This may come as a shock, but the Lauderdales do follow the local sports teams, when we are not traveling the globe, trying to escape from creditors. And this year was quite remarkable for the Southeastern Conference, wasn't it? I can't remember a time when so many coaches were sent packing when the season finally ended.
Ole Miss currently has an interim coach, and UT is now in the hunt for another one, as both teams lost more games than their fans expected in 2017. Of course, it wasn't always that way, and in 1957, the teams fared much better.
Why am I sharing my thoughts and photos from 1957? Only because I found a few blurry images from that game, when it was played in what may seem an unlikely place: Crump Stadium in Memphis.
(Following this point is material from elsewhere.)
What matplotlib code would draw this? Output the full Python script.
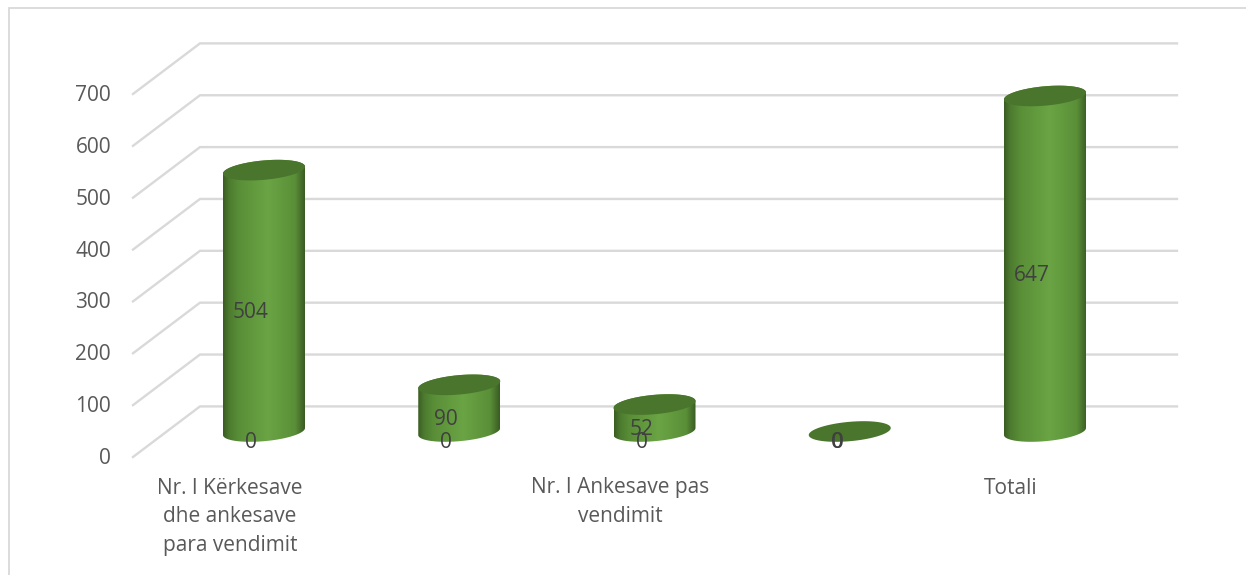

They are actually glass-mounted slides, which turned up in a box of photographs I purchased at an estate sale.
You have to remember that before Liberty Bowl Memorial Stadium was erected, any teams searching for a "neutral" game site played at Crump Stadium, and that's how it was in 1957, when the Rebels met the Volunteers in Memphis.
I'm not a sportswriter, so I won't even begin to describe the game, or try to figure out what, exactly, is going on in these particular images. I'll just tell you that the Rebels won the contest 14-7, finished the regular season with a very enviable record of 8-1-1 (a loss to Arkansas, and a tie with Mississippi State), and that year they went on to play in the Sugar Bowl, where they defeated Texas 39-7. They were ranked #7 in the final polls.
And Tennessee? Not bad at all. They finished the season 8-3 (with losses to Auburn, Ole Miss, and Kentucky), and played in the Gator Bowl, where they beat Texas A&M 3-0.
Yep, 3-0. I'm glad they had a good field-goal kicker.